House debates

Wednesday, 24 November 2021

Matters of Public Importance

Fuel

3:44 pm

Photo of Helen HainesHelen Haines (Indi, Independent) Share this | Hansard source

r HAINES () (): I thank the member for Kennedy for bringing this important issue to the House and acknowledge that he's quite right: we do have many different opinions. He and I both represent electorates where people need to drive great distances to work, to live, to socialise and to access health care. So the eye-watering cost of petrol these days is a top-of-mind issue for us both. It's a top-of-mind issue for any family budget. In the year to September, petrol prices have gone up 25 per cent. It's $1.62 in Wangaratta this morning and $1.68 in Wodonga. Unfortunately, prices are projected to remain high. Some analysts say prices could be $2 by the end of the year. When you're driving an hour each way to work or to the weekend footy or to see a GP, that truly hurts. It truly is an issue that regional Australians are concerned about.
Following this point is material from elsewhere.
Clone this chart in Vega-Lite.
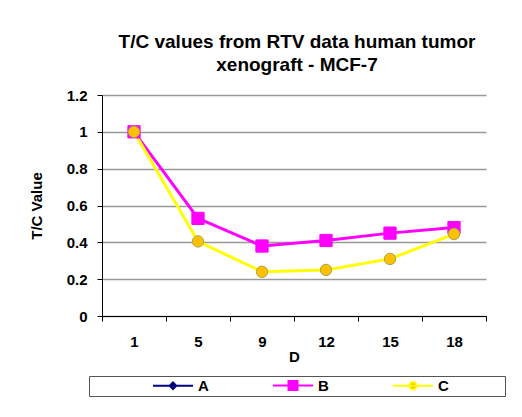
{
  "$schema": "https://vega.github.io/schema/vega-lite/v6.json",
  "autosize": "none",
  "width": 384,
  "height": 221,
  "padding": {"left": 102, "top": 95, "right": 36, "bottom": 101},
  "background": "white",
  "config": {
    "view": {"stroke": null},
    "font": "Liberation Sans"
  },
  "title": {
    "text": ["T/C values from RTV data human tumor", "xenograft - MCF-7"],
    "font": "Liberation Sans",
    "fontSize": 19,
    "fontWeight": "bold",
    "color": "#000000",
    "anchor": "middle",
    "lineHeight": 23,
    "offset": 13,
    "dx": 3
  },
  "data": {
    "values": [
      {"D": "1", "series": "B", "value": 1.0},
      {"D": "5", "series": "B", "value": 0.53},
      {"D": "9", "series": "B", "value": 0.38},
      {"D": "12", "series": "B", "value": 0.41},
      {"D": "15", "series": "B", "value": 0.45},
      {"D": "18", "series": "B", "value": 0.48},
      {"D": "1", "series": "C", "value": 1.0},
      {"D": "5", "series": "C", "value": 0.405},
      {"D": "9", "series": "C", "value": 0.24},
      {"D": "12", "series": "C", "value": 0.25},
      {"D": "15", "series": "C", "value": 0.31},
      {"D": "18", "series": "C", "value": 0.445}
    ]
  },
  "encoding": {
    "x": {
      "field": "D",
      "type": "ordinal",
      "sort": ["1", "5", "9", "12", "15", "18"],
      "scale": {"type": "band", "paddingInner": 0, "paddingOuter": 0},
      "axis": {
        "title": "D",
        "titleFont": "Liberation Sans",
        "titleFontSize": 15,
        "titleFontWeight": "bold",
        "titleColor": "#000000",
        "titlePadding": 0,
        "labelFont": "Liberation Sans",
        "labelFontSize": 15,
        "labelFontWeight": "bold",
        "labelColor": "#000000",
        "labelAngle": 0,
        "labelPadding": 13,
        "tickBand": "extent",
        "tickSize": 5,
        "tickColor": "#000000",
        "domainColor": "#000000",
        "grid": false
      }
    },
    "y": {
      "field": "value",
      "type": "quantitative",
      "scale": {"domain": [0, 1.2], "nice": false},
      "axis": {
        "title": "T/C Value",
        "titleFont": "Liberation Sans",
        "titleFontSize": 15,
        "titleFontWeight": "bold",
        "titleColor": "#000000",
        "titlePadding": 22,
        "values": [0, 0.2, 0.4, 0.6, 0.8, 1, 1.2],
        "format": "~g",
        "labelFont": "Liberation Sans",
        "labelFontSize": 15,
        "labelFontWeight": "bold",
        "labelColor": "#000000",
        "labelPadding": 10,
        "tickSize": 5,
        "tickColor": "#000000",
        "domainColor": "#000000",
        "grid": true,
        "gridColor": "#999999",
        "gridWidth": 1.5
      }
    }
  },
  "layer": [
    {
      "mark": {"type": "line", "strokeWidth": 3},
      "encoding": {
        "stroke": {
          "field": "series",
          "type": "nominal",
          "scale": {"domain": ["A", "B", "C"], "range": ["#000080", "#FF00FF", "#FFFF00"]},
          "legend": {
            "title": null,
            "orient": "none",
            "direction": "horizontal",
            "legendX": -13,
            "legendY": 281,
            "strokeColor": "#555555",
            "fillColor": "white",
            "padding": 2,
            "columnPadding": 60,
            "symbolSize": 100,
            "symbolStrokeWidth": 2,
            "symbolOffset": 12.5,
            "labelFont": "Liberation Sans",
            "labelFontSize": 15,
            "labelFontWeight": "bold",
            "labelColor": "#000000",
            "labelOffset": 17.5,
            "encode": {
              "symbols": {
                "update": {
                  "x": {"signal": "datum.value === 'A' ? 82 : 20"},
                  "shape": {"signal": "datum.value === 'A' ? 'M-4,0H4M-0.65,0L0,-0.65L0.65,0L0,0.65Z' : datum.value === 'B' ? 'M-4,0H4M-0.9,-0.9H0.9V0.9H-0.9Z' : 'M17.2,0M-4,0H4M-0.75,0A0.75,0.75,0,1,1,0.75,0A0.75,0.75,0,1,1,-0.75,0Z'"},
                  "fill": {"signal": "datum.value === 'A' ? '#000080' : datum.value === 'B' ? '#FF00FF' : '#FFC000'"},
                  "strokeWidth": {"value": 2}
                }
              },
              "labels": {
                "update": {
                  "x": {"signal": "datum.value === 'A' ? 107 : 45"}
                }
              }
            }
          }
        }
      }
    },
    {
      "mark": {"type": "point", "filled": true, "opacity": 1, "strokeWidth": 1},
      "encoding": {
        "shape": {
          "condition": {"test": "datum.series === 'B'", "value": "square"},
          "value": "circle"
        },
        "fill": {
          "condition": {"test": "datum.series === 'B'", "value": "#FF00FF"},
          "value": "#FFC000"
        },
        "size": {
          "condition": {"test": "datum.series === 'B'", "value": 150},
          "value": 130
        },
        "stroke": {
          "condition": {"test": "datum.series === 'C'", "value": "#A8A848"},
          "value": "#FF00FF"
        }
      }
    }
  ]
}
Lots of politicians are running around saying they'll bring down petrol prices or, indeed, that the other side might increase petrol prices. But really we need to be honest with people. The reality is that there isn't much any Australian government can do to affect the price of fuel. The reason prices are so high is that the price of crude oil has gone up and that global supply chains are under pressure as the world recovers from COVID-19. Because Australia is almost entirely reliant on imported liquid fuels, there's truly not much we can do about it. In the year before the pandemic struck, Australia imported over 60,000 megalitres of liquid fuel, around two-thirds of our total consumption. Australia imports liquid fuels from countries like China, Japan, Singapore and the UAE. Each year we spend almost $40 billion on importing fuel. Australia has just two domestic oil refineries left, and the government is forking out $2 billion over the next decade to keep these alive. The brutal reality is that Australia does have a fuel security problem. Our entire economy and our national security rest on an unreliable, insecure supply of a polluting, expensive imported product. It would take just one hostile nation disrupting trade routes or one major natural disaster disrupting our supply chains and Australia really would be running on empty.

As we move into a more uncertain world where petrol prices are skyrocketing, we need to make the smart decisions to guarantee sovereign energy security and protect Australians from paying through the nose, and that means renewables. Australia is blessed with the best renewable energy resources in the world, and they're the cheapest form of power available to us. If the government did more to make electric cars more affordable and build the charging infrastructure we need—I acknowledge they're putting some money towards it, but we need a lot more—and to invest in renewable energy, we wouldn't have these problems of expensive and volatile fuel supply. You could power your car with the solar panels on the roof of your house, and you could do it on the cheap. If Australia generated all of our power, it would mean we would be less vulnerable to the whims of other countries and global markets. We could build our energy security on the supply of cheap, clean, locally generated power—power that we can never run out of. Instead of sending $40 billion a year to offshore oil companies, we'd be sending that money into the pockets of regional Australians, because renewable energy will be generated in the regions.

We've seen in the pandemic that global supply chains can be fragile. We've seen that those countries that can manufacture their own vaccines are in a much stronger position than those that cannot. We've seen the behaviour of countries hoarding not only vaccines but PPE, ventilators, oxygen and other essential medical equipment. Yet, on the critical question of our fuel security, the government is leaving us entirely open to an increasingly uncertain world.

Let's make our power here. Let's pay our farmers, not foreign oil companies. Let's rely on cheap fuels, not expensive ones. I call on the government to do more to invest in renewables and get the cost of electric vehicles down so that everyday Australians can pay less at the bowser and have more to spend on the important things of life.